Вспоминал ли Евгений в эту пору о Елене, своей первой любви и утраченной невесте? Граф дорожил свободой, но для кого он ее хранил? Возможно ли, чтобы тоска и чувство вины столько лет жили в его сердце? Об этом ничего не знала его мать, не знал даже — а этим многое сказано! — доверенный камердинер графа Вилимка. Но для всех было очевидно, что женщины, балы, охота и прочие невинные сельские развлечения не занимали Шувалова ничуть. В дворянском собрании упорно распространялся слух, что у графа на селе имеется официальная сожительница — красавица-вдова двадцати пяти лет, получившая от него множество милостей, в том числе вольную, и подарившая своему покровителю двух детишек-крапивничков. Но была ли тут половина правды, или малая часть ее, или же слух являлся клеветой от начала до конца — никто доподлинно не знал.
Весной тысяча восемьсот двадцать девятого года Прасковья Игнатьевна привезла из Москвы письмо князя Головина, неожиданно вернувшегося в Россию. В последние годы Евгений редко писал кузену, а после четырнадцатого декабря и вовсе перестал. Письмо оказалось вскрытым.
— Таким доставили, — развела руками мать и добавила: — Ты уж извини меня, старуху, не удержалась, прочла. Как не любила этого ветрогона, так и не люблю!
Головин горделиво сообщал, что сделался сенатором и приглашал Евгения погостить у него в Петербурге. «
— А ведь болтун болтал-болтал да и дело сказал, — неожиданно заметила Прасковья Игнатьевна, следившая за выражением лица сына, читающего письмо. — Насчет женитьбы-то…
— Да что вы, маменька! — воскликнул граф. — Поль разглагольствует о племяннице министра лишь по неведению.

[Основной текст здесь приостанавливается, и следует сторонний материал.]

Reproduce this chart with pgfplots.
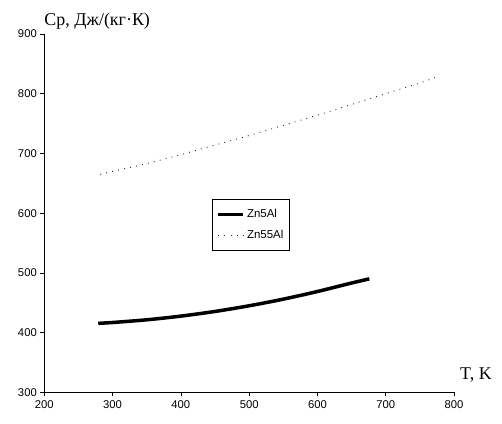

Он ведь не подозревает, в каком я нахожусь положении. Разве влиятельный чиновник согласится отдать родственницу за опального, поднадзорного помещика? И потом, вы же знаете, что мне нельзя посещать Петербург еще семь долгих лет.
— Всегда-то ты утешишь меня, сынок! — иронически улыбнулась мать. — Даже помечтать не дашь о министерской племяннице!
— Это удивительно, матушка, — рассмеялся Евгений, — вы никогда мечтательностью не отличались.
— Люди меняются со временем, — парировала женщина. — Ведь и ты раньше был совсем другим. Помнишь, в Петербург полетел сломя голову на поиск своей бывшей невесты? Я пригрозила тогда, что прокляну и лишу наследства, но тебя это не остановило. Тогда ты показал характер… А что же сейчас? В тюрьме из тебя будто кровь выпили. Смотришь в землю, нянчишься с мужиками, с соседями знаться не желаешь, нос из имения высунуть боишься… Ты ли это?!
Евгений спорить с матерью не стал, но кратко написал Головину, что хозяйственные заботы не позволяют ему в ближайшее время оставить имение.
— С другой стороны, — говорил Шувалов то ли самому себе, то ли камердинеру Вилимке, который ввечеру, по обыкновению, наводил лоск на сапоги хозяина, устроившись в углу кабинета. — Кузен мог бы походатайствовать, чтобы мне сократили срок пребывания под надзором. Такая жизнь на короткой цепи унизительна, в самом деле.
— Так напишите ему, — по-свойски посоветовал Сапрыкин, не переставая шаркать щеткой по голенищу.
— О таких вещах не пишут, — вздохнул граф. — Письмо может не дойти.
— Тогда езжайте сами в Петербург, — предложил камердинер.
— Эх ты, умник! Кто же меня туда впустит? На первой же заставе остановят, документы-то у меня с гнильцой!
— Так вы не по своим документам езжайте, а по чужим, — не унимался Вилимка, всерьез воодушевляясь идеей посетить столицу. — Так многие господа делают. Инкогнито называется.
— Это только сказать легко. Я не из таких ловкачей, которые могут раздобыть себе другие документы. Ты глупости болтаешь, а еще умником считаешься!